REQUIREMENT: Below is a listing. Return the lines from the one that contains "Reproduce this chart with matplotlib." to the one that contains "plt.rcParams['font.family'] = ['Liberation", both ends included, verbatim and with no pictures.

Code that draws figures:
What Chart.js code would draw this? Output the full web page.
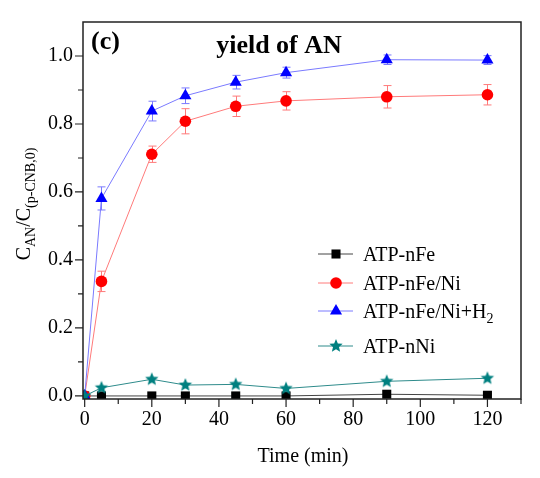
<!DOCTYPE html>
<html>
<head>
<meta charset="utf-8">
<script src="https://cdn.jsdelivr.net/npm/chart.js@4/dist/chart.umd.min.js"></script>
<style>
  html, body { margin: 0; padding: 0; background: #fff; }
  #wrap { width: 540px; height: 478px; }
</style>
</head>
<body>
<div id="wrap"><canvas id="yieldChart" width="540" height="478"></canvas></div>
<script>
// time axis (min) and AN yield for each catalyst
const times = [0, 5, 20, 30, 45, 60, 90, 120];
const nFe = [0, 0, 0, 0, 0, 0, 0.005, 0.002];
const nFeNi = [0, 0.337, 0.711, 0.808, 0.852, 0.868, 0.880, 0.886];
const nFeNiErr = [0, 0.030, 0.024, 0.037, 0.030, 0.027, 0.033, 0.030];
const nFeNiH2 = [0, 0.581, 0.838, 0.883, 0.923, 0.951, 0.989, 0.988];
const nFeNiH2Err = [0, 0.034, 0.029, 0.023, 0.020, 0.016, 0.014, 0.013];
const nNi = [0, 0.024, 0.049, 0.032, 0.034, 0.022, 0.043, 0.052];

const xTicks = [0, 20, 40, 60, 80, 100, 120];
const xMinor = [10, 30, 50, 70, 90, 110, 130];
const yTicks = [0, 0.2, 0.4, 0.6, 0.8, 1.0];
const yMinor = [0.1, 0.3, 0.5, 0.7, 0.9];

const SERIF = '"Liberation Serif", "DejaVu Serif", serif';

function pts(ys) {
    return times.map((t, i) => ({ x: t, y: ys[i] }));
}

// filled five point star for ATP-nNi
function starImage(r, color) {
    const c = document.createElement('canvas');
    c.width = c.height = r * 2 + 2;
    const g = c.getContext('2d');
    g.translate(r + 1, r + 1);
    g.beginPath();
    for (let i = 0; i < 10; i++) {
        const rad = i % 2 === 0 ? r : r * 0.45;
        const a = -Math.PI / 2 + i * Math.PI / 5;
        g.lineTo(rad * Math.cos(a), rad * Math.sin(a));
    }
    g.closePath();
    g.fillStyle = color;
    g.fill();
    return c;
}
const star = starImage(7, '#008080');

const series = [
    { label: 'ATP-nFe', data: nFe, line: '#444444', fill: '#000000', style: 'rect', r: 6.4 },
    { label: 'ATP-nFe/Ni', data: nFeNi, err: nFeNiErr, line: '#ff7a7a', fill: '#ff0000', style: 'circle', r: 5.8 },
    { label: 'ATP-nFe/Ni+H2', data: nFeNiH2, err: nFeNiH2Err, line: '#7a7aff', fill: '#0000ff', style: 'triangle', r: 7 },
    { label: 'ATP-nNi', data: nNi, line: '#2e8b8b', fill: '#008080', style: star, r: 7 }
];

// error bars, frame, ticks and texts
const decor = {
    id: 'decor',
    beforeDatasetsDraw(chart) {
        const ctx = chart.ctx, xs = chart.scales.x, ys = chart.scales.y;
        ctx.save();
        ctx.lineWidth = 1;
        series.forEach(s => {
            if (!s.err) return;
            ctx.strokeStyle = s.line;
            times.forEach((t, i) => {
                if (!s.err[i]) return;
                const px = Math.round(xs.getPixelForValue(t)) + 0.5;
                const top = ys.getPixelForValue(s.data[i] + s.err[i]);
                const bot = ys.getPixelForValue(s.data[i] - s.err[i]);
                ctx.beginPath();
                ctx.moveTo(px, top); ctx.lineTo(px, bot);
                ctx.moveTo(px - 4, top); ctx.lineTo(px + 4, top);
                ctx.moveTo(px - 4, bot); ctx.lineTo(px + 4, bot);
                ctx.stroke();
            });
        });
        ctx.restore();
    },
    afterDraw(chart) {
        const ctx = chart.ctx, a = chart.chartArea;
        const xs = chart.scales.x, ys = chart.scales.y;
        ctx.save();
        ctx.strokeStyle = '#222';
        ctx.lineWidth = 1.5;
        ctx.strokeRect(a.left, a.top, a.right - a.left, a.bottom - a.top);

        ctx.lineWidth = 1.2;
        ctx.beginPath();
        xTicks.forEach(v => { const p = xs.getPixelForValue(v); ctx.moveTo(p, a.bottom); ctx.lineTo(p, a.bottom + 8); });
        xMinor.forEach(v => { const p = xs.getPixelForValue(v); ctx.moveTo(p, a.bottom); ctx.lineTo(p, a.bottom + 5); });
        yTicks.forEach(v => { const p = ys.getPixelForValue(v); ctx.moveTo(a.left, p); ctx.lineTo(a.left - 8, p); });
        yMinor.forEach(v => { const p = ys.getPixelForValue(v); ctx.moveTo(a.left, p); ctx.lineTo(a.left - 5, p); });
        ctx.stroke();

        ctx.fillStyle = '#000';
        ctx.textBaseline = 'alphabetic';
        ctx.font = 'bold 26px ' + SERIF;
        ctx.textAlign = 'left';
        ctx.fillText('(c)', 91, 49);
        ctx.textAlign = 'center';
        ctx.fillText('yield of AN', 279, 53);

        ctx.font = '20px ' + SERIF;
        ctx.fillText('Time (min)', 303, 462);

        // y axis title with subscripts
        const parts = [['C', 20, 0], ['AN', 14, 5], ['/C', 20, 0], ['(p-CNB,0)', 14, 5]];
        let w = 0;
        parts.forEach(p => { ctx.font = p[1] + 'px ' + SERIF; w += ctx.measureText(p[0]).width; });
        ctx.translate(30, 204);
        ctx.rotate(-Math.PI / 2);
        ctx.textAlign = 'left';
        let x = -w / 2;
        parts.forEach(p => {
            ctx.font = p[1] + 'px ' + SERIF;
            ctx.fillText(p[0], x, p[2]);
            x += ctx.measureText(p[0]).width;
        });
        ctx.setTransform(1, 0, 0, 1, 0, 0);

        // legend
        const rowY = [254, 283, 311, 346];
        series.forEach((s, i) => {
            const y = rowY[i];
            ctx.strokeStyle = s.line;
            ctx.lineWidth = 1;
            ctx.beginPath();
            ctx.moveTo(318, y); ctx.lineTo(353, y);
            ctx.stroke();
            ctx.fillStyle = s.fill;
            Chart.helpers.drawPoint(ctx, { pointStyle: s.style, radius: s.r, rotation: 0, borderWidth: 0 }, 336, y);
            ctx.fillStyle = '#000';
            ctx.font = '20px ' + SERIF;
            ctx.textAlign = 'left';
            if (s.label === 'ATP-nFe/Ni+H2') {
                ctx.fillText('ATP-nFe/Ni+H', 363, y + 7);
                const tw = ctx.measureText('ATP-nFe/Ni+H').width;
                ctx.font = '14px ' + SERIF;
                ctx.fillText('2', 363 + tw, y + 12);
            } else {
                ctx.fillText(s.label, 363, y + 7);
            }
        });
        ctx.restore();
    }
};

new Chart(document.getElementById('yieldChart').getContext('2d'), {
    type: 'line',
    data: {
        datasets: series.map(s => ({
            label: s.label,
            data: pts(s.data),
            borderColor: s.line,
            borderWidth: 1,
            backgroundColor: s.fill,
            pointBackgroundColor: s.fill,
            pointBorderWidth: 0,
            pointStyle: s.style,
            pointRadius: s.r,
            tension: 0
        })).reverse()
    },
    options: {
        responsive: false,
        animation: false,
        devicePixelRatio: 1,
        layout: { padding: { top: 18, right: 19, left: 0, bottom: 0 } },
        plugins: { legend: { display: false }, tooltip: { enabled: false } },
        scales: {
            x: {
                type: 'linear',
                min: -0.5,
                max: 130,
                afterBuildTicks: sc => { sc.ticks = xTicks.map(v => ({ value: v })); },
                afterFit: sc => { sc.height = 79; },
                grid: { display: false, drawTicks: false },
                border: { display: false },
                ticks: { padding: 9, color: '#000', font: { family: SERIF, size: 20 }, maxRotation: 0 }
            },
            y: {
                min: -0.009,
                max: 1.1,
                afterBuildTicks: sc => { sc.ticks = yTicks.map(v => ({ value: v })); },
                afterFit: sc => { sc.width = 83; },
                grid: { display: false, drawTicks: false },
                border: { display: false },
                ticks: { padding: 10, color: '#000', font: { family: SERIF, size: 20 }, callback: v => v.toFixed(1) }
            }
        }
    },
    plugins: [decor]
});
</script>
</body>
</html>
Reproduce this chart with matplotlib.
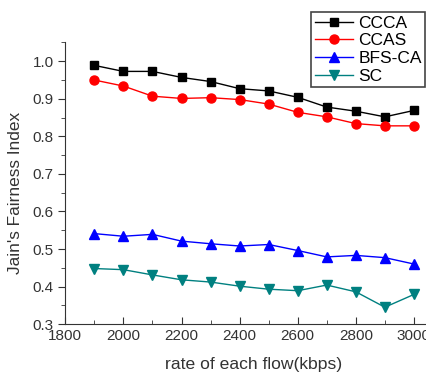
import matplotlib.pyplot as plt
from matplotlib.ticker import MultipleLocator

plt.rcParams['font.family'] = ['Liberation Sans', 'DejaVu Sans']

rates = [1900, 2000, 2100, 2200, 2300, 2400, 2500, 2600, 2700, 2800, 2900, 3000]
ccca = [0.989, 0.973, 0.973, 0.957, 0.946, 0.927, 0.921, 0.904, 0.878, 0.867, 0.852, 0.869]
ccas = [0.950, 0.934, 0.907, 0.901, 0.903, 0.898, 0.886, 0.864, 0.852, 0.834, 0.828, 0.828]
bfsca = [0.541, 0.534, 0.539, 0.521, 0.514, 0.508, 0.512, 0.496, 0.479, 0.483, 0.477, 0.460]
sc = [0.448, 0.445, 0.431, 0.418, 0.412, 0.401, 0.393, 0.389, 0.404, 0.386, 0.345, 0.379]

fig = plt.figure(figsize=(4.27, 3.76), dpi=100)
ax = fig.add_axes([0.153, 0.138, 0.847, 0.749])

# series
ax.plot(rates, ccca, color="black", marker="s", markersize=6, lw=1, label="CCCA")
ax.plot(rates, ccas, color="red", marker="o", markersize=6.5, lw=1, label="CCAS")
ax.plot(rates, bfsca, color="blue", marker="^", markersize=7.5, lw=1, label="BFS-CA")
ax.plot(rates, sc, color="#008080", marker="v", markersize=7.5, lw=1, label="SC")

ax.set_xlim(1800, 3045)
ax.set_ylim(0.3, 1.05)
ax.xaxis.set_major_locator(MultipleLocator(200))
ax.xaxis.set_minor_locator(MultipleLocator(100))
ax.yaxis.set_major_locator(MultipleLocator(0.1))
ax.yaxis.set_minor_locator(MultipleLocator(0.05))
ax.yaxis.set_major_formatter(plt.FormatStrFormatter('%.1f'))

ax.spines['top'].set_visible(False)
ax.spines['right'].set_visible(False)
for s in ('left', 'bottom'):
    ax.spines[s].set_color('#333333')
ax.tick_params(axis='y', which='major', direction='out', length=5, labelsize=11, colors='#333333')
ax.tick_params(axis='y', which='minor', direction='out', length=3, colors='#333333')
ax.tick_params(axis='x', which='major', direction='in', length=5, labelsize=11, colors='#333333')
ax.tick_params(axis='x', which='minor', direction='in', length=3, colors='#333333')

ax.set_xlabel("rate of each flow(kbps)", fontsize=12.6, color='#333333')
ax.set_ylabel("Jain's Fairness Index", fontsize=12.4, color='#333333')
ax.xaxis.set_label_coords(0.522, -0.117)
ax.yaxis.set_label_coords(-0.118, 0.465)

leg = fig.legend(loc='upper right', bbox_to_anchor=(0.996, 0.968), fontsize=12.5,
                 fancybox=False, edgecolor='#444444', framealpha=1,
                 handlelength=2.2, handletextpad=0.3, borderpad=0.2, labelspacing=0.15,
                 borderaxespad=0)
leg.get_frame().set_linewidth(1.2)

plt.savefig("out.png", dpi=100)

RESULT OF THE TASK:
Reproduce this chart with matplotlib.
import matplotlib.pyplot as plt
from matplotlib.ticker import MultipleLocator

plt.rcParams['font.family'] = ['Liberation Sans', 'DejaVu Sans']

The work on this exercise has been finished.